Upsample or Native playback

mdkim

New member
Joined
Apr 5, 2013
Messages
605
Location
Manhattan Beach, CA
Since there are a few of us now - and I don't think this is limited to Lumin users - I am wondering how many of you upsample your recordings. It was simple with my DAC2X as I didn't have a choice (everything was upsampled) but the Lumin let's you play everything native or you can pick and choose specific sample rates to upsample.

So far I've simply upsampled everything but I haven't played with it enough to know. Any advice? What does everyone else do?
 
Hi Michael,

I tend to up-sample more if the songs contain vocals. I am not sure why but I think it can sound more natural and more real. I tend to play instrumentals as is with no up-sampling. I am still learning.
 
Last edited:
I upsample Redbook CD rip to DSD. It sounds more analog to me. And keep hires at native.

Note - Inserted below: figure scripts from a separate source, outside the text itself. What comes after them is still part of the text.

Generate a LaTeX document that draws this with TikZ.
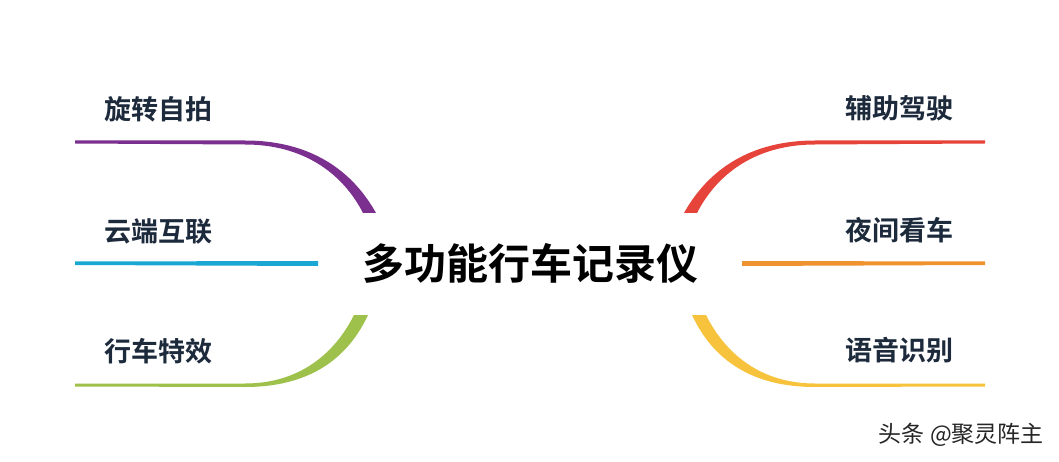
\documentclass[tikz,border=0pt]{standalone}
\usepackage{fontspec}
\setmainfont{Noto Sans CJK SC}[BoldFont={Noto Sans CJK SC Bold}]
\usetikzlibrary{positioning}

\definecolor{labelblue}{HTML}{1C2A3C}
\definecolor{cpurple}{HTML}{7B2F8F}
\definecolor{ccyan}{HTML}{1AA8D3}
\definecolor{cgreen}{HTML}{9DC14B}
\definecolor{cred}{HTML}{E6433A}
\definecolor{corange}{HTML}{EF9230}
\definecolor{cyellow}{HTML}{F7C33D}

\tikzset{
  topic/.style={font=\bfseries\fontsize{27}{30}\selectfont, text=labelblue, inner sep=0pt},
  maintitle/.style={font=\bfseries\fontsize{42}{46}\selectfont, text=black, inner sep=0pt},
  signtext/.style={font=\fontsize{23}{25}\selectfont, text=black!85, inner sep=0pt}
}

\begin{document}
\begin{tikzpicture}[x=1pt, y=-1pt]
    \useasboundingbox[fill=white] (0,0) rectangle (1059,462);

    % centre and topics
    \node[maintitle] (main) at (530,263) {多功能行车记录仪};
    \node[topic, anchor=west] (spin) at (104,109) {旋转自拍};
    \node[topic, anchor=west] (cloud) at (104,231) {云端互联};
    \node[topic, anchor=west] (fx) at (104,351) {行车特效};
    \node[topic, anchor=east] (assist) at (954,108) {辅助驾驶};
    \node[topic, anchor=east] (night) at (954,230) {夜间看车};
    \node[topic, anchor=east] (voice) at (954,350) {语音识别};
    \node[signtext, anchor=east] (sign) at (1044,435) {头条 @聚灵阵主};

    % left branches
    \fill[cpurple] (75,140.5) -- (245,140.5) .. controls (310,140.5) and (352,170) .. (376,213)
      -- (363,213) .. controls (342,172) and (302,144.5) .. (245,144.5) -- (75,143.5) -- cycle;
    \fill[ccyan] (75,261.5) -- (318,261) -- (318,266) -- (75,265) -- cycle;
    \fill[cgreen] (75,383.5) -- (245,383.5) .. controls (298,383.5) and (334,355) .. (354,315)
      -- (368,315) .. controls (347,360) and (308,387) .. (245,387) -- (75,386.5) -- cycle;

    % right branches
    \fill[cred] (985,140.5) -- (815,140.5) .. controls (750,140.5) and (708,170) .. (684,213)
      -- (697,213) .. controls (718,172) and (758,144.5) .. (815,144.5) -- (985,143.5) -- cycle;
    \fill[corange] (742,261) -- (985,261.5) -- (985,265) -- (742,266) -- cycle;
    \fill[cyellow] (985,383.5) -- (815,383.5) .. controls (762,383.5) and (726,355) .. (706,315)
      -- (692,315) .. controls (713,360) and (752,387) .. (815,387) -- (985,386.5) -- cycle;
\end{tikzpicture}
\end{document}
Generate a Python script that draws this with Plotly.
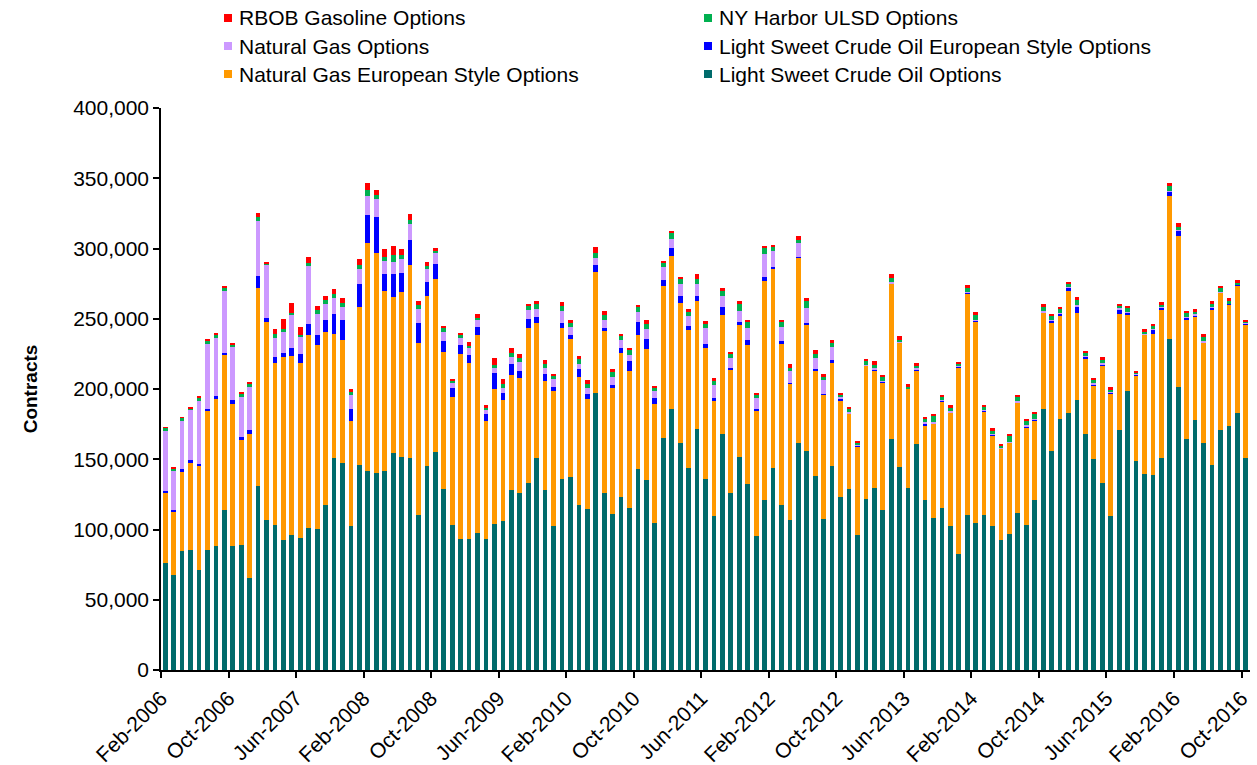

Try they all and hear what you like! :)
 
Playing with upsampling, I kind of like redbook to 88.2khz. All the detail is still there. 44.1 to DSD is also good.
 
My Meridian upsamples and it sure sounds good.

I was listening to the dcs Vivaldi stack yesterday and the options are numerous. I might try the DAC out in my system to see if which method I prefer in a more familiar set-up.
 
As I got more and more into the digital audio realm, I realized that the more I upsampled, the less I liked it - so now I run native rate on everything. Most DACs nowadays will auto sample from a native rate far better than trying to lock into a rate from a source component.
 
After playing with it a little, I have settled on native rate. But thats just me, it really is good to have the options though.
 
Curious to see if anyone's opinion has changed on this? My Lumin probably isnt broken in completely yet but redbooks upsampled sound better to my ears. I couldnt really hear much difference in highrez being upsampled.
 
I did...and on a few tracks I get a very faint hiss. I wasn't going to mention it yet as I am running the lumin as a preamp (less than ideal I know). So I'm not sure if that's the issue or not.
 
I did...and on a few tracks I get a very faint hiss. I wasn't going to mention it yet as I am running the lumin as a preamp (less than ideal I know). So I'm not sure if that's the issue or not.

If you get a "faint hiss" after upsampling from 44.1kHz to DSD on LUMIN A1, you may try turning on the "Ultrasonic Filter" option and see if it's better.
 
This thread is a bit misguided, no? Unless its a Lumin only thread.

Lumin will have a fixed upsampling algorithm, while one can buy different upsampling functions inthe PC/Mac world to do the same and potentially benefit from "better" algorithms. JRiver 19 does the same on the fly as does the current favourite, HQ Player. They say HQP is the one that performs best at the moment.

Therefore the REAL question is not if its is better than native on the Lumin, its if its better using the "best" available software.

The final point I see being discussed is that even if you use a great SRC algorithm, the DSD signal still needs to go through the DAC's modulators (quality bottleneck) and so that must be factored in as well. Running through a chipless DSD Dac design would have a definite advantage here.
 
Reportedly JRiver supports PCM to DSD upsampling and can be used as a compatible control point for LUMIN via UPnP protocol with gapless playback support. So yes, it'd be interesting to compare the JRiver upsampling against the LUMIN internal upsampling - of course a computer has a much faster CPU and can potentially adopt a more sophisticated algorithm.
 
This thread is a bit misguided, no? Unless its a Lumin only thread.

Lumin will have a fixed upsampling algorithm, while one can buy different upsampling functions inthe PC/Mac world to do the same and potentially benefit from "better" algorithms. JRiver 19 does the same on the fly as does the current favourite, HQ Player. They say HQP is the one that performs best at the moment.

Therefore the REAL question is not if its is better than native on the Lumin, its if its better using the "best" available software.

The final point I see being discussed is that even if you use a great SRC algorithm, the DSD signal still needs to go through the DAC's modulators (quality bottleneck) and so that must be factored in as well. Running through a chipless DSD Dac design would have a definite advantage here.

Wisnon, I use to mess with different cables, DACs, JRiver, upsampling...but found myself tinkering more than listening. To a point i was frustrated with music. The lumin maybe not be the definitive at any single thing, but it is exceptional at almost everything. Its sonically great, and once setup, the interface is super easy to use.

And the best thing, I get to listen for an hour or two at a time instead of 20 minutes of listening and 40 minutes of trying to figure out why one format plays and the other one doesnt...or different bitrates wont play only to figure out it was a limitation of something i changed.